Youth: Youth is an individual, male or female, of any class, caste, creed, origin or religion, who is of the age group between 16 years to 35 years. To compare the Youth definition of the United Nation is between 15 and 24 years old.

Youth Organization: Youth Organization is an organization run by youth, conducting activities directly targeting youth, for the development of youth.
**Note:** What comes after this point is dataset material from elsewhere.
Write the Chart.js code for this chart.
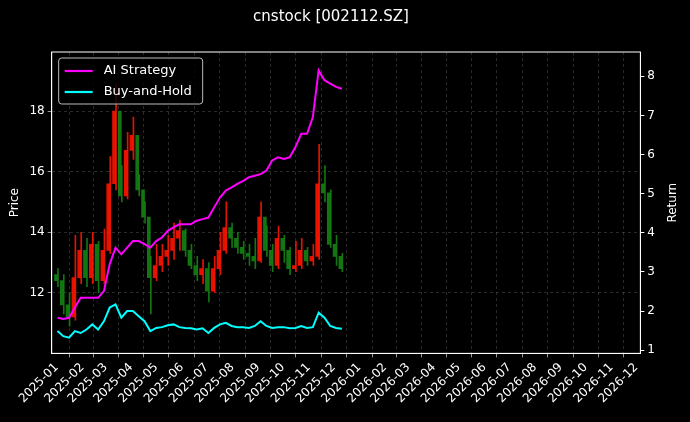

These organizations should have at least 75% youths in its membership base and the executive committee.

== Objectives ==
- To act as an umbrella organization for Youth Organizations in Nepal to foster cooperation, dialogue, network and collaboration for youth empowerment and development
- To advocate, lobby and facilitate mainstreaming of youth issues in the National agenda.
- To organize capacity building programs, trainings and workshops to strengthen the network and its member organizations.
- To serve as consulting and advisory body to the government agencies and relevant stakeholders regarding youth issues in Nepal.
- To organize various youth events having national and international significance.

.

- To represent Nepalese youth in international policy/decision making bodies, associations, conferences, and various fora.
- To build network and alliance with international youth organizations and networks to foster youth development.